Extracted data entries:
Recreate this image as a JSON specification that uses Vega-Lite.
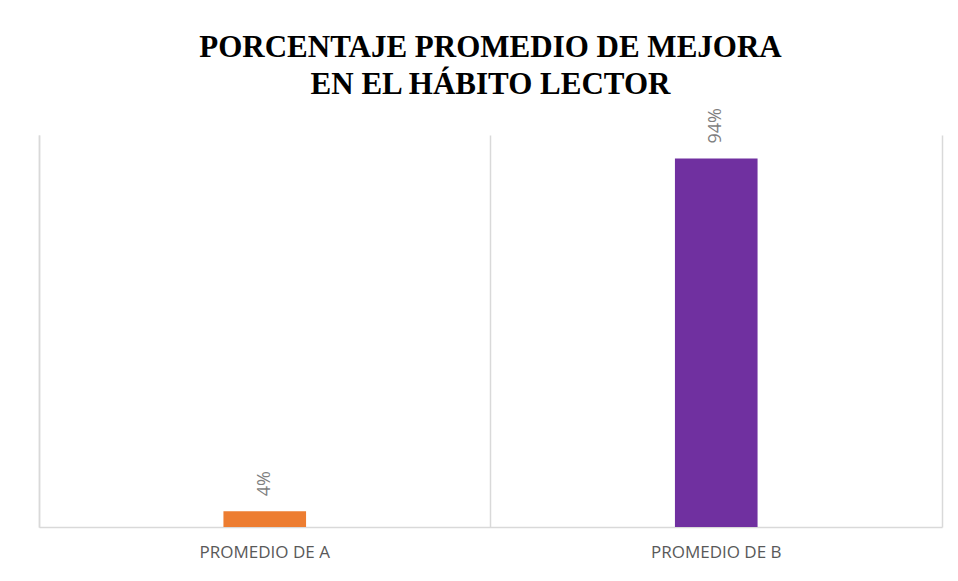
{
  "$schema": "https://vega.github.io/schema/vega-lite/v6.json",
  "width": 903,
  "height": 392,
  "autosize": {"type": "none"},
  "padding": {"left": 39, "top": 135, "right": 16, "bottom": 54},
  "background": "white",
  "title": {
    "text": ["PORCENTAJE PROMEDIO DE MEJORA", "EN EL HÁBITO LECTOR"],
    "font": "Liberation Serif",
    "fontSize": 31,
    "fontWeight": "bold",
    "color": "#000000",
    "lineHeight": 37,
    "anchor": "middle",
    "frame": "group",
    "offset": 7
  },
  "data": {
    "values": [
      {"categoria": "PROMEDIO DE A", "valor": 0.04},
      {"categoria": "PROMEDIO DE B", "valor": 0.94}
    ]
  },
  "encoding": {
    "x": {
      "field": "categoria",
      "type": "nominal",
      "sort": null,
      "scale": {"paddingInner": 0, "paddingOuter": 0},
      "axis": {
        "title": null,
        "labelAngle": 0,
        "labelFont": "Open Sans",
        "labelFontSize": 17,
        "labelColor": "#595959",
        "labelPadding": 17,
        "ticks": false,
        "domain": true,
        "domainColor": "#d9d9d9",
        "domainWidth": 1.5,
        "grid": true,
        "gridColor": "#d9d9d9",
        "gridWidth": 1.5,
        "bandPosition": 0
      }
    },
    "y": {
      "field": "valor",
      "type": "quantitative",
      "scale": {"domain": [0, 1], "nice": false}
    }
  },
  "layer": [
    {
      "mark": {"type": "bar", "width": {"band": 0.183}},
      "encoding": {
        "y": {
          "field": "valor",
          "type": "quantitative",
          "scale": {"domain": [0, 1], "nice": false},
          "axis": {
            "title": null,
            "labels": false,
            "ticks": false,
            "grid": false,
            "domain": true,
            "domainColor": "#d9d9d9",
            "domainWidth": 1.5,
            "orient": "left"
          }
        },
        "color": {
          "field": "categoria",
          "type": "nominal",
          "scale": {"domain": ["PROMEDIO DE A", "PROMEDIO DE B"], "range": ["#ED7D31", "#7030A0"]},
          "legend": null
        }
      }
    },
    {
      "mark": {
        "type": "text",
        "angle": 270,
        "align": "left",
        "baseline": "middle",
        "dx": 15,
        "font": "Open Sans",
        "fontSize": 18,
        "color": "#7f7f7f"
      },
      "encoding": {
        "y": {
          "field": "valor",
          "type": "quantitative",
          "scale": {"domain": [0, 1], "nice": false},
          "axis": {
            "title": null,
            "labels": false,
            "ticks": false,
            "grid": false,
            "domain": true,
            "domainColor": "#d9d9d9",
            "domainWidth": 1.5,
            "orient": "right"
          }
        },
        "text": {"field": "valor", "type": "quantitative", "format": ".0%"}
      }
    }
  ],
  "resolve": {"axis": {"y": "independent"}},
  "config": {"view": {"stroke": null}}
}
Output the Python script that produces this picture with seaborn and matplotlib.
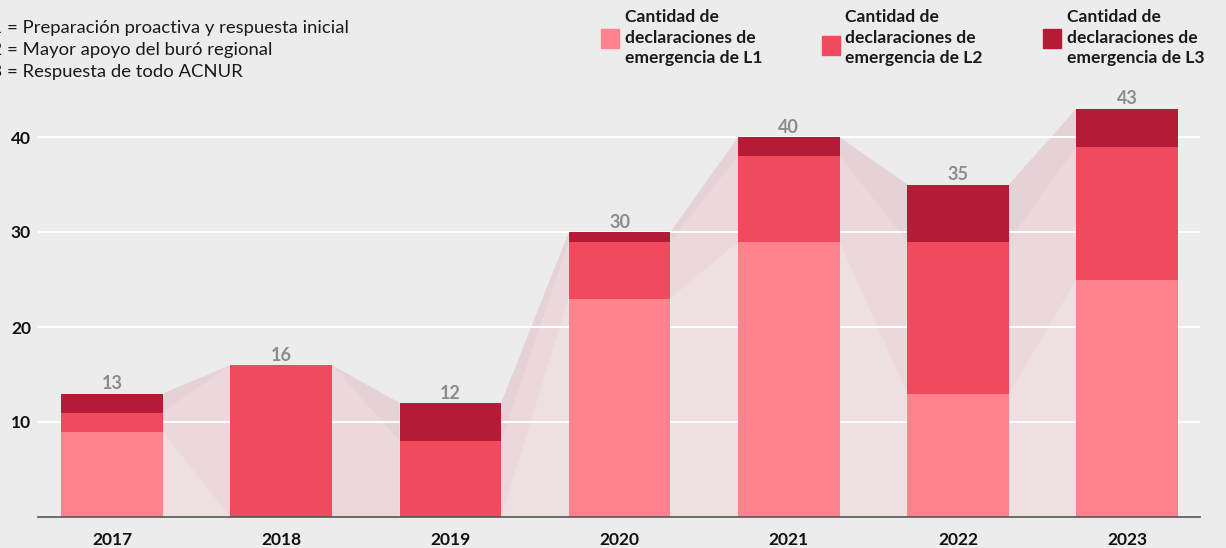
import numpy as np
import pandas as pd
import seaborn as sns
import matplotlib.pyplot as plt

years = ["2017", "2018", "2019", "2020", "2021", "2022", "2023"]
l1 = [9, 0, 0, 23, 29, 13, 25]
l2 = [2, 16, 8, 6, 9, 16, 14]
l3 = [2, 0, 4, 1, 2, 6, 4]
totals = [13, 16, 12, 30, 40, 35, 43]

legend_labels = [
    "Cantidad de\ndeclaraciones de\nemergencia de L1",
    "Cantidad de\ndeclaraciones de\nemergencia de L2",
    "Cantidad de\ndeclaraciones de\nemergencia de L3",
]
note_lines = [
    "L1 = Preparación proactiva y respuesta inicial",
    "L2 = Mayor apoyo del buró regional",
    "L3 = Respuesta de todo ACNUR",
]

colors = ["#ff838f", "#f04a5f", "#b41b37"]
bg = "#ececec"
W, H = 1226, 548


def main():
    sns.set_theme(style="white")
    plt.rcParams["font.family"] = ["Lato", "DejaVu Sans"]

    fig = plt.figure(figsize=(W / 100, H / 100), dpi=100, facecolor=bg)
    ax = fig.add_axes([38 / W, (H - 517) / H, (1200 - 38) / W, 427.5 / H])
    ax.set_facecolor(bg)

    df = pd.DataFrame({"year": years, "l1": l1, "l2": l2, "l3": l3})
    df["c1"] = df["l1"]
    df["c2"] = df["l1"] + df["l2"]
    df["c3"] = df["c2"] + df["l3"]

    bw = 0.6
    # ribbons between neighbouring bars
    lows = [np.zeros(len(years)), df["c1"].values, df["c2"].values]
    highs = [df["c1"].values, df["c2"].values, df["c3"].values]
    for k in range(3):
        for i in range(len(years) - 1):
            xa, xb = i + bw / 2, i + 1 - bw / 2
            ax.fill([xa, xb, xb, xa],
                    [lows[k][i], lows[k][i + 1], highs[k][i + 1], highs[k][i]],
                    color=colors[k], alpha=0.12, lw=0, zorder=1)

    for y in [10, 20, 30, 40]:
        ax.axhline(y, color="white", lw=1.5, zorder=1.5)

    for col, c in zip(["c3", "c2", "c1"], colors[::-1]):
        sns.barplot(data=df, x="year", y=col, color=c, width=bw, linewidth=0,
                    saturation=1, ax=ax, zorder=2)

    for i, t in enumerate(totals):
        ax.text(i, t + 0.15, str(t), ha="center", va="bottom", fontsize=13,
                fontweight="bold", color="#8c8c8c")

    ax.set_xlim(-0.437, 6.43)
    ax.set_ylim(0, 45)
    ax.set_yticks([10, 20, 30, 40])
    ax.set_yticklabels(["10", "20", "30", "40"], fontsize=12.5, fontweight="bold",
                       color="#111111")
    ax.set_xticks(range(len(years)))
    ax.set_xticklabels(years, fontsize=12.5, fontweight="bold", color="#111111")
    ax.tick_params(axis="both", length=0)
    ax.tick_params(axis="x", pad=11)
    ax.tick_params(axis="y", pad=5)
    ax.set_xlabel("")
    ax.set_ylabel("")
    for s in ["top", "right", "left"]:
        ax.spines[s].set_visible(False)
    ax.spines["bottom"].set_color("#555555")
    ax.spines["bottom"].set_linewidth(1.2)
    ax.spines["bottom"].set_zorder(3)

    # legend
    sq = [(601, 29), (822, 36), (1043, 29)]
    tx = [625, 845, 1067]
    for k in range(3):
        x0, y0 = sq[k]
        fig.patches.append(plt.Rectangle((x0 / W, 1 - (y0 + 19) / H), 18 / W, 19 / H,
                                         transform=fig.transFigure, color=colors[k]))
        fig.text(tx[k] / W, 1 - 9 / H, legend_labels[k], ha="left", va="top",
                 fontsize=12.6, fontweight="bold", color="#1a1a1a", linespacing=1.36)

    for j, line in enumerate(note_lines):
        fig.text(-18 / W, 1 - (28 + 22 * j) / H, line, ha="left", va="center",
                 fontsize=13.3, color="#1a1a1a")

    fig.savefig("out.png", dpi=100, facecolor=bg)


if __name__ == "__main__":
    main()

WHAT TO WORK ON:
Write out the records above exactly as they appear, leaving out any pictures.

FINAL ANSWER:
Recreate this image as a JSON specification that uses Vega-Lite.
{
  "$schema": "https://vega.github.io/schema/vega-lite/v6.json",
  "width": 903,
  "height": 392,
  "autosize": {"type": "none"},
  "padding": {"left": 39, "top": 135, "right": 16, "bottom": 54},
  "background": "white",
  "title": {
    "text": ["PORCENTAJE PROMEDIO DE MEJORA", "EN EL HÁBITO LECTOR"],
    "font": "Liberation Serif",
    "fontSize": 31,
    "fontWeight": "bold",
    "color": "#000000",
    "lineHeight": 37,
    "anchor": "middle",
    "frame": "group",
    "offset": 7
  },
  "data": {
    "values": [
      {"categoria": "PROMEDIO DE A", "valor": 0.04},
      {"categoria": "PROMEDIO DE B", "valor": 0.94}
    ]
  },
  "encoding": {
    "x": {
      "field": "categoria",
      "type": "nominal",
      "sort": null,
      "scale": {"paddingInner": 0, "paddingOuter": 0},
      "axis": {
        "title": null,
        "labelAngle": 0,
        "labelFont": "Open Sans",
        "labelFontSize": 17,
        "labelColor": "#595959",
        "labelPadding": 17,
        "ticks": false,
        "domain": true,
        "domainColor": "#d9d9d9",
        "domainWidth": 1.5,
        "grid": true,
        "gridColor": "#d9d9d9",
        "gridWidth": 1.5,
        "bandPosition": 0
      }
    },
    "y": {
      "field": "valor",
      "type": "quantitative",
      "scale": {"domain": [0, 1], "nice": false}
    }
  },
  "layer": [
    {
      "mark": {"type": "bar", "width": {"band": 0.183}},
      "encoding": {
        "y": {
          "field": "valor",
          "type": "quantitative",
          "scale": {"domain": [0, 1], "nice": false},
          "axis": {
            "title": null,
            "labels": false,
            "ticks": false,
            "grid": false,
            "domain": true,
            "domainColor": "#d9d9d9",
            "domainWidth": 1.5,
            "orient": "left"
          }
        },
        "color": {
          "field": "categoria",
          "type": "nominal",
          "scale": {"domain": ["PROMEDIO DE A", "PROMEDIO DE B"], "range": ["#ED7D31", "#7030A0"]},
          "legend": null
        }
      }
    },
    {
      "mark": {
        "type": "text",
        "angle": 270,
        "align": "left",
        "baseline": "middle",
        "dx": 15,
        "font": "Open Sans",
        "fontSize": 18,
        "color": "#7f7f7f"
      },
      "encoding": {
        "y": {
          "field": "valor",
          "type": "quantitative",
          "scale": {"domain": [0, 1], "nice": false},
          "axis": {
            "title": null,
            "labels": false,
            "ticks": false,
            "grid": false,
            "domain": true,
            "domainColor": "#d9d9d9",
            "domainWidth": 1.5,
            "orient": "right"
          }
        },
        "text": {"field": "valor", "type": "quantitative", "format": ".0%"}
      }
    }
  ],
  "resolve": {"axis": {"y": "independent"}},
  "config": {"view": {"stroke": null}}
}
Output the Python script that produces this picture with seaborn and matplotlib.
import numpy as np
import pandas as pd
import seaborn as sns
import matplotlib.pyplot as plt

years = ["2017", "2018", "2019", "2020", "2021", "2022", "2023"]
l1 = [9, 0, 0, 23, 29, 13, 25]
l2 = [2, 16, 8, 6, 9, 16, 14]
l3 = [2, 0, 4, 1, 2, 6, 4]
totals = [13, 16, 12, 30, 40, 35, 43]

legend_labels = [
    "Cantidad de\ndeclaraciones de\nemergencia de L1",
    "Cantidad de\ndeclaraciones de\nemergencia de L2",
    "Cantidad de\ndeclaraciones de\nemergencia de L3",
]
note_lines = [
    "L1 = Preparación proactiva y respuesta inicial",
    "L2 = Mayor apoyo del buró regional",
    "L3 = Respuesta de todo ACNUR",
]

colors = ["#ff838f", "#f04a5f", "#b41b37"]
bg = "#ececec"
W, H = 1226, 548


def main():
    sns.set_theme(style="white")
    plt.rcParams["font.family"] = ["Lato", "DejaVu Sans"]

    fig = plt.figure(figsize=(W / 100, H / 100), dpi=100, facecolor=bg)
    ax = fig.add_axes([38 / W, (H - 517) / H, (1200 - 38) / W, 427.5 / H])
    ax.set_facecolor(bg)

    df = pd.DataFrame({"year": years, "l1": l1, "l2": l2, "l3": l3})
    df["c1"] = df["l1"]
    df["c2"] = df["l1"] + df["l2"]
    df["c3"] = df["c2"] + df["l3"]

    bw = 0.6
    # ribbons between neighbouring bars
    lows = [np.zeros(len(years)), df["c1"].values, df["c2"].values]
    highs = [df["c1"].values, df["c2"].values, df["c3"].values]
    for k in range(3):
        for i in range(len(years) - 1):
            xa, xb = i + bw / 2, i + 1 - bw / 2
            ax.fill([xa, xb, xb, xa],
                    [lows[k][i], lows[k][i + 1], highs[k][i + 1], highs[k][i]],
                    color=colors[k], alpha=0.12, lw=0, zorder=1)

    for y in [10, 20, 30, 40]:
        ax.axhline(y, color="white", lw=1.5, zorder=1.5)

    for col, c in zip(["c3", "c2", "c1"], colors[::-1]):
        sns.barplot(data=df, x="year", y=col, color=c, width=bw, linewidth=0,
                    saturation=1, ax=ax, zorder=2)

    for i, t in enumerate(totals):
        ax.text(i, t + 0.15, str(t), ha="center", va="bottom", fontsize=13,
                fontweight="bold", color="#8c8c8c")

    ax.set_xlim(-0.437, 6.43)
    ax.set_ylim(0, 45)
    ax.set_yticks([10, 20, 30, 40])
    ax.set_yticklabels(["10", "20", "30", "40"], fontsize=12.5, fontweight="bold",
                       color="#111111")
    ax.set_xticks(range(len(years)))
    ax.set_xticklabels(years, fontsize=12.5, fontweight="bold", color="#111111")
    ax.tick_params(axis="both", length=0)
    ax.tick_params(axis="x", pad=11)
    ax.tick_params(axis="y", pad=5)
    ax.set_xlabel("")
    ax.set_ylabel("")
    for s in ["top", "right", "left"]:
        ax.spines[s].set_visible(False)
    ax.spines["bottom"].set_color("#555555")
    ax.spines["bottom"].set_linewidth(1.2)
    ax.spines["bottom"].set_zorder(3)

    # legend
    sq = [(601, 29), (822, 36), (1043, 29)]
    tx = [625, 845, 1067]
    for k in range(3):
        x0, y0 = sq[k]
        fig.patches.append(plt.Rectangle((x0 / W, 1 - (y0 + 19) / H), 18 / W, 19 / H,
                                         transform=fig.transFigure, color=colors[k]))
        fig.text(tx[k] / W, 1 - 9 / H, legend_labels[k], ha="left", va="top",
                 fontsize=12.6, fontweight="bold", color="#1a1a1a", linespacing=1.36)

    for j, line in enumerate(note_lines):
        fig.text(-18 / W, 1 - (28 + 22 * j) / H, line, ha="left", va="center",
                 fontsize=13.3, color="#1a1a1a")

    fig.savefig("out.png", dpi=100, facecolor=bg)


if __name__ == "__main__":
    main()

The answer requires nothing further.